> Problem requirements
The lines to extract run from the first line of the material below to the line containing "const sigLetters = ['a', 'b', 'c', 'd', 'a', 'b', 'a', 'b'];", both included; leave the pictures behind.

> Material

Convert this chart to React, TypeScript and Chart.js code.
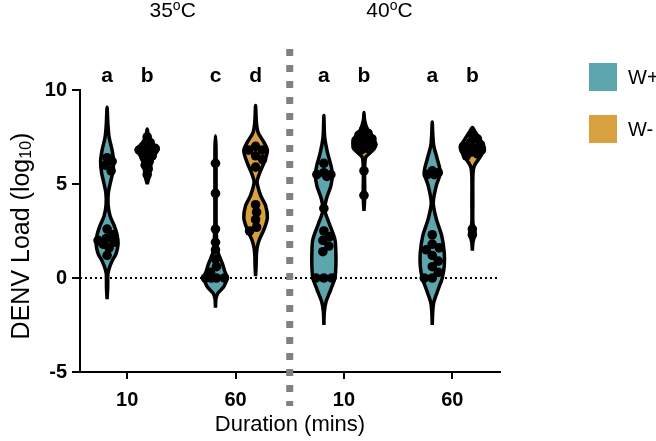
import React, { useEffect, useRef } from 'react';
import { Chart, registerables } from 'chart.js';
Chart.register(...registerables);

// ---------- data ----------
const xTickLabels = ['10', '60', '10', '60'];
const groupTitleNums = ['35', '40'];
const seriesNames = ['W+', 'W-'];
const sigLetters = ['a', 'b', 'c', 'd', 'a', 'b', 'a', 'b'];

// violin outlines: y levels (log10 load) and relative half-widths (density)
const wPlus10a_y = [-1.13, -0.5, 0.2, 0.5, 0.9, 1.3, 1.8, 2.3, 2.8, 3.3, 3.9, 4.5, 5.0, 5.6, 6.2, 6.8, 7.5, 8.2, 9.08];
const wPlus10a_w = [0, 0.6, 0.8, 2, 5, 9, 11, 10, 7, 3, 1, 1.2, 3, 5.5, 6.5, 5, 2, 0.8, 0];
const wPlus10a_pts = [6.4, 6.2, 6.0, 5.7, 2.6, 2.3, 2.1, 2.0, 1.9, 1.8, 1.6, 1.2];

const wMinus10a_y = [5.0, 5.3, 5.8, 6.3, 6.6, 6.85, 7.1, 7.4, 7.6, 7.93];
const wMinus10a_w = [0, 1.5, 3, 5, 8, 11, 6, 2.5, 1, 0];
const wMinus10a_pts = [7.5, 7.2, 7.0, 6.9, 6.85, 6.8, 6.8, 6.75, 6.7, 6.65, 6.5, 6.4, 6.2, 6.0, 5.8, 5.5];

const wPlus60a_y = [-1.58, -1.1, -0.8, -0.45, 0.0, 0.4, 0.75, 1.45, 2.2, 3.0, 4.0, 5.0, 6.0, 7.0, 7.57];
const wPlus60a_w = [0, 0.5, 2.5, 8.5, 11.5, 9, 7, 2, 1, 0.6, 0.6, 0.6, 0.6, 0.5, 0];
const wPlus60a_pts = [6.1, 4.5, 2.6, 1.9, 1.5, 1.0, 0.6, 0.3, 0, 0, 0, 0];

const wMinus60a_y = [0.1, 0.6, 1.2, 1.6, 2.0, 2.6, 3.2, 3.85, 4.4, 5.1, 5.5, 6.15, 6.77, 7.2, 7.75, 8.3, 9.17];
const wMinus60a_w = [0, 0.5, 0.8, 1.5, 3.5, 8.5, 11.8, 10, 5, 1.5, 3.5, 8.5, 11.8, 8.5, 2.5, 0.8, 0];
const wMinus60a_pts = [7.0, 6.8, 6.8, 6.5, 6.3, 5.9, 3.9, 3.5, 3.1, 2.7, 2.5];

const wPlus10b_y = [-2.5, -1.8, -1.3, -0.6, 0.0, 0.64, 1.35, 2.06, 2.95, 3.6, 4.2, 4.9, 5.5, 6.0, 6.7, 7.5, 8.64];
const wPlus10b_w = [0, 0.5, 2, 7, 11, 12, 12, 11, 5, 1, 2.5, 7, 8.5, 7, 3.5, 0.8, 0];
const wPlus10b_pts = [6.1, 5.6, 5.5, 5.5, 5.4, 3.7, 2.5, 2.2, 2.0, 1.7, 1.4, 0, 0, 0];

const wMinus10b_y = [3.57, 4.0, 4.5, 5.5, 6.2, 6.45, 6.7, 6.95, 7.4, 7.9, 8.4, 8.8];
const wMinus10b_w = [0, 0.5, 0.8, 0.6, 1, 2, 7, 11, 10, 3.5, 0.6, 0];
const wMinus10b_pts = [7.9, 7.7, 7.6, 7.5, 7.4, 7.3, 7.3, 7.2, 7.1, 7.0, 6.9, 6.8, 5.7, 4.4];

const wPlus60b_y = [-2.5, -1.8, -1.3, -0.6, 0.0, 0.64, 1.35, 2.24, 3.15, 4.0, 4.9, 5.6, 6.33, 7.04, 7.7, 8.3];
const wPlus60b_w = [0, 0.5, 1.5, 6, 10, 12, 12, 9.5, 4, 1, 4, 8, 5, 1.5, 0.5, 0];
const wPlus60b_pts = [5.7, 5.6, 5.5, 5.5, 2.3, 1.8, 1.6, 1.5, 1.2, 0.9, 0.6, 0.3, 0, 0];

const wMinus60b_y = [1.45, 1.9, 2.4, 2.9, 4.0, 5.5, 5.97, 6.5, 6.9, 7.3, 7.75, 8.0];
const wMinus60b_w = [0, 0.6, 2.5, 0.6, 0.5, 0.6, 2, 8.5, 12, 8.5, 3, 0];
const wMinus60b_pts = [7.6, 7.4, 7.2, 7.1, 7.0, 6.9, 6.9, 6.8, 6.8, 6.7, 6.6, 6.5, 2.6, 2.3];

// ---------- styling ----------
const COLORS = ['#5ea6ae', '#d8a03e'];
const FONT = "'Liberation Sans', Arial, Helvetica, sans-serif";
const X_MIN = -0.435;
const X_MAX = 3.44;
const SERIES_OFFSET = 0.185;
const DENSITY_TO_X = 1 / 108.4;

const violins = [
  { cat: 0, s: 0, y: wPlus10a_y, w: wPlus10a_w, pts: wPlus10a_pts },
  { cat: 0, s: 1, y: wMinus10a_y, w: wMinus10a_w, pts: wMinus10a_pts },
  { cat: 1, s: 0, y: wPlus60a_y, w: wPlus60a_w, pts: wPlus60a_pts },
  { cat: 1, s: 1, y: wMinus60a_y, w: wMinus60a_w, pts: wMinus60a_pts },
  { cat: 2, s: 0, y: wPlus10b_y, w: wPlus10b_w, pts: wPlus10b_pts },
  { cat: 2, s: 1, y: wMinus10b_y, w: wMinus10b_w, pts: wMinus10b_pts },
  { cat: 3, s: 0, y: wPlus60b_y, w: wPlus60b_w, pts: wPlus60b_pts },
  { cat: 3, s: 1, y: wMinus60b_y, w: wMinus60b_w, pts: wMinus60b_pts },
].map((v) => ({ ...v, center: v.cat + (v.s === 0 ? -SERIES_OFFSET : SERIES_OFFSET) }));

function outline(center: number, ys: number[], ws: number[]) {
  const right = ys.map((y, i) => ({ x: center + ws[i] * DENSITY_TO_X, y }));
  const left = ys
    .map((y, i) => ({ x: center - ws[i] * DENSITY_TO_X, y }))
    .reverse()
    .slice(1);
  return [...right, ...left];
}

function widthAt(ys: number[], ws: number[], v: number) {
  if (v <= ys[0]) return ws[0];
  for (let i = 1; i < ys.length; i++) {
    if (v <= ys[i]) {
      const t = (v - ys[i - 1]) / (ys[i] - ys[i - 1]);
      return ws[i - 1] + t * (ws[i] - ws[i - 1]);
    }
  }
  return ws[ws.length - 1];
}

// scatter layout: spread dots sideways, but never beyond the violin outline
function swarm(center: number, values: number[], ys: number[], ws: number[]) {
  const PXX = 108.4, PXY = 18.8, D = 8.4;
  const placed: { px: number; py: number }[] = [];
  const sorted = [...values].sort((a, b) => b - a);
  const out: { x: number; y: number }[] = [];
  for (const v of sorted) {
    const py = v * PXY;
    const lim = Math.max(0, widthAt(ys, ws, v) - 1.5);
    let best = 0, bestScore = -Infinity;
    const cands: number[] = [0];
    for (let d = 1; d <= lim; d += 1) { cands.push(d, -d); }
    for (const c of cands) {
      const minD = placed.length ? Math.min(...placed.map((p) => Math.hypot(p.px - c, p.py - py))) : Infinity;
      if (minD >= D * 0.9) { best = c; bestScore = Infinity; break; }
      if (minD > bestScore) { bestScore = minD; best = c; }
    }
    placed.push({ px: best, py });
    out.push({ x: center + best / PXX, y: v });
  }
  return out;
}

const annotPlugin = {
  id: 'annot',
  afterDraw(chart: any) {
    const { ctx, chartArea, scales } = chart;
    const xs = scales.x;
    ctx.save();
    // vertical separator
    const sx = xs.getPixelForValue(1.5);
    ctx.strokeStyle = '#808080';
    ctx.lineWidth = 7;
    ctx.setLineDash([7, 9]);
    ctx.beginPath();
    ctx.moveTo(sx, chartArea.top - 41);
    ctx.lineTo(sx, chartArea.bottom + 34);
    ctx.stroke();
    ctx.setLineDash([]);

    ctx.fillStyle = '#000';
    // significance letters
    ctx.font = `bold 21px ${FONT}`;
    ctx.textAlign = 'center';
    ctx.textBaseline = 'alphabetic';
    violins.forEach((v, i) => {
      ctx.fillText(sigLetters[i], xs.getPixelForValue(v.center), chartArea.top - 8);
    });

    // group titles  35ºC / 40ºC
    const titleCenters = [xs.getPixelForValue(0.42), xs.getPixelForValue(2.42)];
    groupTitleNums.forEach((num, i) => {
      ctx.textAlign = 'left';
      ctx.font = `21px ${FONT}`;
      const wNum = ctx.measureText(num).width;
      const wC = ctx.measureText('C').width;
      ctx.font = `14px ${FONT}`;
      const wO = ctx.measureText('o').width;
      const total = wNum + wO + wC;
      let x = titleCenters[i] - total / 2;
      const base = 17;
      ctx.font = `21px ${FONT}`;
      ctx.fillText(num, x, base);
      x += wNum;
      ctx.font = `14px ${FONT}`;
      ctx.fillText('o', x, base - 7);
      x += wO;
      ctx.font = `21px ${FONT}`;
      ctx.fillText('C', x, base);
    });

    // y axis title with subscript
    ctx.save();
    ctx.translate(22, 236);
    ctx.rotate(-Math.PI / 2);
    ctx.textBaseline = 'middle';
    ctx.textAlign = 'left';
    const p1 = 'DENV Load (log';
    const p2 = '10';
    const p3 = ')';
    ctx.font = `25px ${FONT}`;
    const w1 = ctx.measureText(p1).width;
    const w3 = ctx.measureText(p3).width;
    ctx.font = `16px ${FONT}`;
    const w2 = ctx.measureText(p2).width;
    let tx = -(w1 + w2 + w3) / 2;
    ctx.font = `25px ${FONT}`;
    ctx.fillText(p1, tx, 0);
    tx += w1;
    ctx.font = `16px ${FONT}`;
    ctx.fillText(p2, tx, 5);
    tx += w2;
    ctx.font = `25px ${FONT}`;
    ctx.fillText(p3, tx, 0);
    ctx.restore();

    // x axis title
    ctx.font = `22px ${FONT}`;
    ctx.textAlign = 'center';
    ctx.textBaseline = 'alphabetic';
    ctx.fillText('Duration (mins)', (chartArea.left + chartArea.right) / 2, 431);

    // legend
    seriesNames.forEach((name, i) => {
      const top = chartArea.top - 27 + i * 52;
      ctx.fillStyle = COLORS[i];
      ctx.fillRect(589, top, 28, 28);
      ctx.fillStyle = '#000';
      ctx.font = `20px ${FONT}`;
      ctx.textAlign = 'left';
      ctx.textBaseline = 'middle';
      ctx.fillText(name, 628, top + 15);
    });
    ctx.restore();
  },
};

export default function App() {
  const ref = useRef<HTMLCanvasElement | null>(null);
  useEffect(() => {
    if (!ref.current) return;
    const datasets: any[] = [];
    datasets.push({
      data: [{ x: X_MIN, y: 0 }, { x: X_MAX, y: 0 }],
      borderColor: '#000',
      borderWidth: 2,
      borderDash: [2, 3],
      pointRadius: 0,
      fill: false,
      order: 3,
    });
    violins.forEach((v) => {
      datasets.push({
        data: outline(v.center, v.y, v.w),
        backgroundColor: COLORS[v.s],
        borderColor: '#000',
        borderWidth: 3.5,
        borderJoinStyle: 'round',
        pointRadius: 0,
        tension: 0.3,
        fill: 'shape',
        order: 2,
      });
      datasets.push({
        data: swarm(v.center, v.pts, v.y, v.w),
        showLine: false,
        pointRadius: 4.8,
        pointBackgroundColor: '#000',
        pointBorderWidth: 0,
        order: 1,
      });
    });

    const chart = new Chart(ref.current, {
      type: 'line',
      data: { datasets },
      options: {
        animation: false,
        responsive: true,
        maintainAspectRatio: false,
        events: [],
        layout: { padding: { left: 0, right: 156, top: 90, bottom: 0 } },
        plugins: { legend: { display: false }, tooltip: { enabled: false } },
        scales: {
          x: {
            type: 'linear',
            min: X_MIN,
            max: X_MAX,
            afterBuildTicks: (scale: any) => {
              scale.ticks = xTickLabels.map((_, i) => ({ value: i }));
            },
            afterFit: (scale: any) => { scale.height = 69; },
            ticks: {
              callback: (v: any) => xTickLabels[v] ?? '',
              font: { family: FONT, size: 20, weight: 'bold' },
              color: '#000',
              padding: 9,
              maxRotation: 0,
            },
            grid: { drawOnChartArea: false, drawTicks: true, tickLength: 7, color: '#000', lineWidth: 2 },
            border: { color: '#000', width: 2 },
          },
          y: {
            min: -5,
            max: 10,
            afterFit: (scale: any) => { scale.width = 80; },
            ticks: {
              stepSize: 5,
              font: { family: FONT, size: 20, weight: 'bold' },
              color: '#000',
              padding: 5,
            },
            grid: { drawOnChartArea: false, drawTicks: true, tickLength: 8, color: '#000', lineWidth: 2 },
            border: { color: '#000', width: 2 },
          },
        },
      },
      plugins: [annotPlugin],
    } as any);
    return () => chart.destroy();
  }, []);
  return (
    <div style={{ position: 'fixed', left: 0, top: 0, width: 656, height: 441, background: '#fff' }}>
      <canvas ref={ref} />
    </div>
  );
}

> Task solution
Convert this chart to React, TypeScript and Chart.js code.
import React, { useEffect, useRef } from 'react';
import { Chart, registerables } from 'chart.js';
Chart.register(...registerables);

// ---------- data ----------
const xTickLabels = ['10', '60', '10', '60'];
const groupTitleNums = ['35', '40'];
const seriesNames = ['W+', 'W-'];
const sigLetters = ['a', 'b', 'c', 'd', 'a', 'b', 'a', 'b'];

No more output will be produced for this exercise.